Fundstück #5 mit Ulrike Syha
Ich übersetze selbst und beschäftige mich immer wieder auch mit der Vermittlung von übersetzten Theatertexten. Ich lese viele übersetzte Texte und spreche regelmäßig mit Theatermacher:innen und Verlagen über die Stoffe. Eigentlich scheinen sich immer alle einig, dass wir uns viel zu sehr auf unseren deutschsprachigen Kontext konzentrieren und auch auf der Bühne vermehrt einen Blick in andere Kultur- und Sprachregionen werfen sollten. Singulär kommt es dann auch dazu, vor allem im Rahmen von Festivals. Aber den Weg auf die Spielpläne finden dann doch verhältnismäßig wenig Stücke aus anderen Ländern Europas – und noch sehr viel weniger aus anderen Weltregionen. Das mag einer unterschwelligen Skepsis gegenüber dem „literarischen Drama“ generell geschuldet sein. Oder der Sorge, andere Theaterkulturen und ihr szenisches Vokabular nicht auf den hiesigen Kontext übertragen oder die Stücke nicht adäquat besetzen zu können. Und natürlich der Angst, mit solchen Projekten schlicht nicht ausreichend Publikum anzusprechen. Ich glaube dennoch, wir sollten uns in diesem Punkt etwas mehr zutrauen.
Sicher, transkultureller Austausch ist nie ganz frei von Missverständnissen. Manche Bedeutungen und Assoziationen gehen vielleicht auf dem Weg verloren und erschließen sich nicht. Manchmal stellen wir vielleicht Zusammenhänge her, die der Ursprungstext gar nicht vorgibt. Dennoch kann es nur eine Bereicherung sein, sich die Geschichten „anderer“ erzählen zu lassen. Geschichten, die (ausnahmsweise) nicht von uns selbst handeln. Der Bezug zu uns wird sich schon herstellen: durch unsere physische Anwesenheit bei der Aufführung und unsere Bereitschaft, uns auf etwas Unvertrautes einzulassen. Wir können eindeutig mehr Welt wagen, als wir es im Augenblick tun.
Ich war einige Jahre als Koordinatorin bei dem Netzwerk EURODRAM aktiv. Aus dieser Zeit sind mir viele großartige Texte in Erinnerung geblieben, von denen ich stellvertretend auf drei hinweisen möchte.

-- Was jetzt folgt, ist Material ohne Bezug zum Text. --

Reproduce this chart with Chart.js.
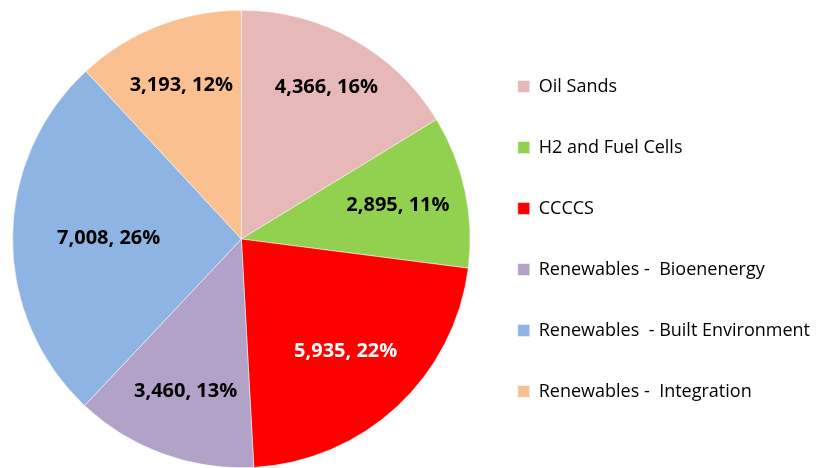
<!DOCTYPE html>
<html lang="en">
<head>
  <meta charset="UTF-8">
  <title>Funding by area</title>
  <script src="https://cdn.jsdelivr.net/npm/chart.js"></script>
  <style>
    html, body {
      margin: 0;
      background: white;
    }
    #wrap {
      width: 816px;
      height: 468px;
    }
  </style>
</head>
<body>
  <div id="wrap">
    <canvas id="pie"></canvas>
  </div>

  <script>
    const categories = [
      "Oil Sands",
      "H2 and Fuel Cells",
      "CCCCS",
      "Renewables -  Bioenenergy",
      "Renewables  - Built Environment",
      "Renewables -  Integration"
    ];
    const amounts = [4366, 2895, 5935, 3460, 7008, 3193];
    const percents = [16, 11, 22, 13, 26, 12];
    const sliceColors = ["#E6B9B8", "#92D050", "#FF0000", "#B3A2C7", "#8EB4E3", "#FAC090"];
    const labelColors = ["#000", "#000", "#fff", "#000", "#000", "#000"];

    const fontFamily = "'Open Sans', sans-serif";
    // how far out along the radius each slice label sits (Excel "best fit")
    const labelRadius = [0.76, 0.70, 0.67, 0.71, 0.58, 0.72];

    // value labels drawn inside each slice
    const sliceLabels = {
      id: "sliceLabels",
      afterDatasetsDraw(chart) {
        const ctx = chart.ctx;
        const meta = chart.getDatasetMeta(0);
        ctx.save();
        ctx.font = "bold 20px " + fontFamily;
        ctx.textAlign = "center";
        ctx.textBaseline = "middle";
        meta.data.forEach((arc, i) => {
          const mid = (arc.startAngle + arc.endAngle) / 2;
          const r = arc.outerRadius * labelRadius[i];
          const x = arc.x + Math.cos(mid) * r;
          const y = arc.y + Math.sin(mid) * r;
          ctx.fillStyle = labelColors[i];
          ctx.fillText(amounts[i].toLocaleString("en-US") + ", " + percents[i] + "%", x, y);
        });
        ctx.restore();
      }
    };

    new Chart(document.getElementById("pie"), {
      type: "pie",
      data: {
        labels: categories,
        datasets: [{
          data: amounts,
          backgroundColor: sliceColors,
          borderColor: "#ffffff",
          borderWidth: 0.5
        }]
      },
      options: {
        animation: false,
        responsive: true,
        maintainAspectRatio: false,
        layout: {
          padding: { top: 10, right: -4, bottom: 0, left: 8 }
        },
        plugins: {
          legend: {
            position: "right",
            align: "center",
            labels: {
              boxWidth: 12,
              boxHeight: 12,
              padding: 43,
              color: "#000",
              font: { family: fontFamily, size: 18 }
            }
          },
          tooltip: { enabled: false }
        }
      },
      plugins: [sliceLabels]
    });
  </script>
</body>
</html>
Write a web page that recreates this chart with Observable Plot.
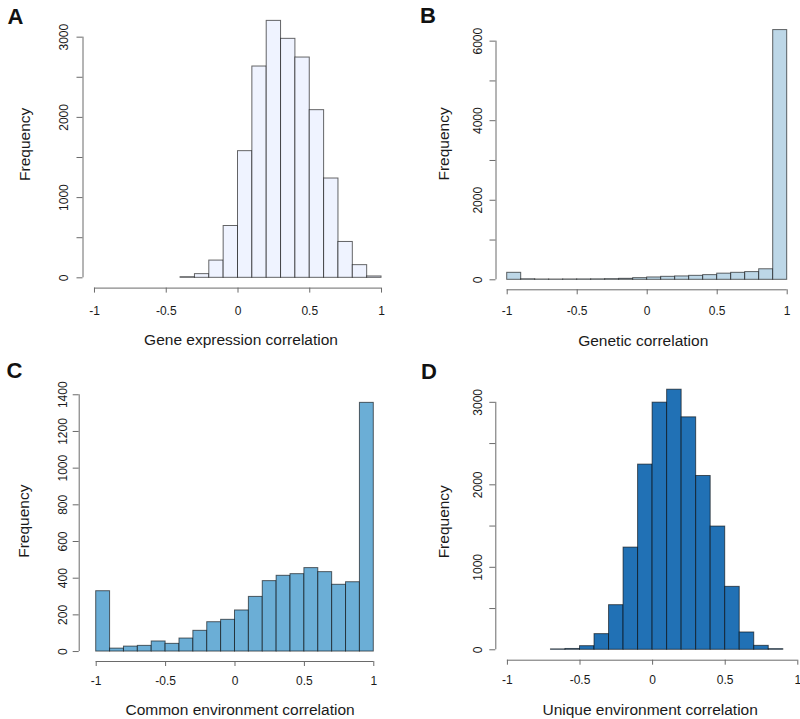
<!DOCTYPE html>
<html><head><meta charset="utf-8">
<script src="https://cdn.jsdelivr.net/npm/d3@7"></script>
<script src="https://cdn.jsdelivr.net/npm/@observablehq/plot@0.6"></script>
<style>
body{margin:0;background:#fff;}
#fig{position:relative;width:800px;height:719px;overflow:hidden;background:#fff;font-family:"Liberation Sans",Arial,Helvetica,sans-serif;}
.panel{position:absolute;}
.tag{position:absolute;font-weight:bold;font-size:22px;line-height:1;color:#111;}
</style></head><body><div id="fig"></div>
<script>
// x-axis ticks (shared)
const xTicks = [-1, -0.5, 0, 0.5, 1];
const xTickLabels = ["-1", "-0.5", "0", "0.5", "1"];

// Panel A: gene expression correlation
const startsA = [-0.4,-0.3,-0.2,-0.1,0,0.1,0.2,0.3,0.4,0.5,0.6,0.7,0.8,0.9];
const countsA = [8,46,215,646,1579,2634,3203,2979,2746,2090,1238,447,158,17];
const yTicksA = [0,500,1000,1500,2000,2500,3000];
const yLabelsA = [0,1000,2000,3000];

// Panel B: genetic correlation
const startsB = [-1,-0.9,-0.8,-0.7,-0.6,-0.5,-0.4,-0.3,-0.2,-0.1,0,0.1,0.2,0.3,0.4,0.5,0.6,0.7,0.8,0.9];
const countsB = [176,14,8,7,9,10,12,17,25,42,59,75,85,100,118,155,176,194,265,6278];
const yTicksB = [0,1000,2000,3000,4000,5000,6000];
const yLabelsB = [0,2000,4000,6000];

// Panel C: common environment correlation
const startsC = [-1,-0.9,-0.8,-0.7,-0.6,-0.5,-0.4,-0.3,-0.2,-0.1,0,0.1,0.2,0.3,0.4,0.5,0.6,0.7,0.8,0.9];
const countsC = [329,16,27,31,55,42,71,113,160,173,224,298,384,413,422,455,433,364,378,1356];
const yTicksC = [0,200,400,600,800,1000,1200,1400];
const yLabelsC = [0,200,400,600,800,1000,1200,1400];

// Panel D: unique environment correlation
const startsD = [-0.7,-0.6,-0.5,-0.4,-0.3,-0.2,-0.1,0,0.1,0.2,0.3,0.4,0.5,0.6,0.7,0.8];
const countsD = [5,10,44,190,541,1239,2245,2996,3153,2818,2107,1494,763,210,48,8];
const yTicksD = [0,500,1000,1500,2000,2500,3000];
const yLabelsD = [0,1000,2000,3000];

const binWidth = 0.1;

const panels = [
  {tag:"A", starts:startsA, counts:countsA, yTicks:yTicksA, yLabels:yLabelsA, fill:"#eff3ff",
   xlabel:"Gene expression correlation", left:0, top:0, width:400, height:360,
   xDomain:[-1.08,1.08], mt:10.1, mb:72.4, ml:82.5, mr:7.5,
   xPad:13, yPad:9, xdx:3, xdy:52, ydx:-57.5, ydy:-5, tagX:7.5, tagY:5.5},
  {tag:"B", starts:startsB, counts:countsB, yTicks:yTicksB, yLabels:yLabelsB, fill:"#bdd7e7",
   xlabel:"Genetic correlation", left:400, top:0, width:400, height:360,
   xDomain:[-1.08,1.08], mt:19.6, mb:70.7, ml:95.5, mr:2.1,
   xPad:11.5, yPad:8, xdx:-4, xdy:51, ydx:-52, ydy:-11, tagX:420, tagY:4.5},
  {tag:"C", starts:startsC, counts:countsC, yTicks:yTicksC, yLabels:yLabelsC, fill:"#6baed6",
   xlabel:"Common environment correlation", left:0, top:360, width:400, height:359,
   xDomain:[-1.1225,1.08], mt:32.4, mb:58, ml:78.7, mr:15.6,
   xPad:9.5, yPad:6, xdx:8, xdy:49, ydx:-55, ydy:-6, tagX:6.5, tagY:359.5},
  {tag:"D", starts:startsD, counts:countsD, yTicks:yTicksD, yLabels:yLabelsD, fill:"#2171b5",
   xlabel:"Unique environment correlation", left:400, top:360, width:400, height:359,
   xDomain:[-1.08,1.0186], mt:18.8, mb:59.3, ml:95.3, mr:0,
   xPad:10.5, yPad:8, xdx:2, xdy:50, ydx:-52, ydy:2, tagX:421, tagY:361}
];

const fig = document.getElementById("fig");
const axisGray = "#6a6a6a";

for (const p of panels) {
  const bins = p.starts.map((s, i) => ({x1: s, x2: +(s + binWidth).toFixed(2), count: p.counts[i]}));
  const M = d3.max(p.counts);
  const yDomain = [-0.04 * M, 1.04 * M];
  const chart = Plot.plot({
    width: p.width, height: p.height,
    marginTop: p.mt, marginBottom: p.mb, marginLeft: p.ml, marginRight: p.mr,
    style: {fontFamily: '"Liberation Sans", Arial, Helvetica, sans-serif', fontSize: "12px", color: "#1a1a1a", background: "transparent", overflow: "visible"},
    x: {domain: p.xDomain},
    y: {domain: yDomain},
    marks: [
      Plot.rectY(bins, {x1: "x1", x2: "x2", y: "count", fill: p.fill, stroke: "#000", strokeOpacity: 0.6, strokeWidth: 1}),
      // R-style axis lines spanning first..last tick
      Plot.ruleY([yDomain[0]], {x1: xTicks[0], x2: xTicks[xTicks.length - 1], stroke: axisGray}),
      Plot.ruleX([p.xDomain[0]], {y1: p.yTicks[0], y2: p.yTicks[p.yTicks.length - 1], stroke: axisGray}),
      Plot.axisX({ticks: xTicks, tickFormat: (d) => xTickLabels[xTicks.indexOf(d)], tickSize: 5, tickPadding: p.xPad, label: null, stroke: axisGray, fill: "#1a1a1a"}),
      Plot.axisY({ticks: p.yTicks, tickFormat: (d) => p.yLabels.includes(d) ? String(d) : "", tickRotate: -90, tickSize: 6, tickPadding: p.yPad, label: null, stroke: axisGray, fill: "#1a1a1a"}),
      Plot.text([p.xlabel], {text: (d) => d, frameAnchor: "bottom", dx: p.xdx, dy: p.xdy, lineAnchor: "middle", fontSize: 15.5, fill: "#1a1a1a"}),
      Plot.text(["Frequency"], {text: (d) => d, frameAnchor: "left", dx: p.ydx, dy: p.ydy, rotate: -90, lineAnchor: "middle", textAnchor: "middle", fontSize: 15.5, fill: "#1a1a1a"})
    ]
  });
  chart.classList.add("panel");
  chart.style.left = p.left + "px";
  chart.style.top = p.top + "px";
  fig.appendChild(chart);
  const tag = document.createElement("div");
  tag.className = "tag";
  tag.textContent = p.tag;
  tag.style.left = p.tagX + "px";
  tag.style.top = p.tagY + "px";
  fig.appendChild(tag);
}
</script>
</body></html>
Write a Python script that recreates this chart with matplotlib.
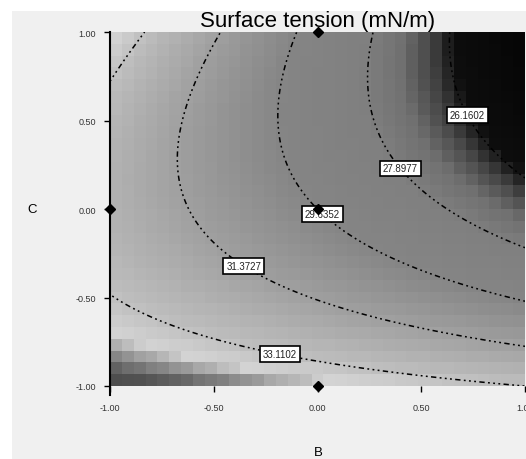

Der kroatische Autor Ivor Martinic entwirft in DRAMA ÜBER MIRJANA UND DIE MENSCHEN UM SIE HERUM (Deutsch: Blazena Radas) ein starkes Frauenporträt in einer Welt, die von Transition geprägt ist; die norwegische Autorin Maria Tryti Vennerød erzählt in DIE PRÜFUNG (Deutsch: Nelly Winterhalder) mit minimalistischen Mitteln von einem Amoklauf an einer Schule; die polnische Autorin Malgorzata Sikorska-Miszczuk nähert sich in DER KOFFER (Deutsch: Andreas Volk) auf behutsame, surreale Weise den Auswirkungen der NS-Verbrechen auf die Jetzt-Zeit.
Alle drei Texte verhandeln Themen, die auch in einem deutschsprachigen Kontext große Relevanz haben. Alle drei Texte sind noch frei zur DSE. Vielleicht ist es an der Zeit, das zu ändern.
Ulrike Syha ist Theaterautorin und übersetzt Dramatik aus dem Englischen. Ihre Stücke wurden mehrfach zu den Mülheimer Theatertagen eingeladen. Sie erhielt unter anderem den Autor:innenpreis des Heidelberger Stückemarkts und ist Teil des Vorstands von VTheA (Verband der Theaterautor:innen).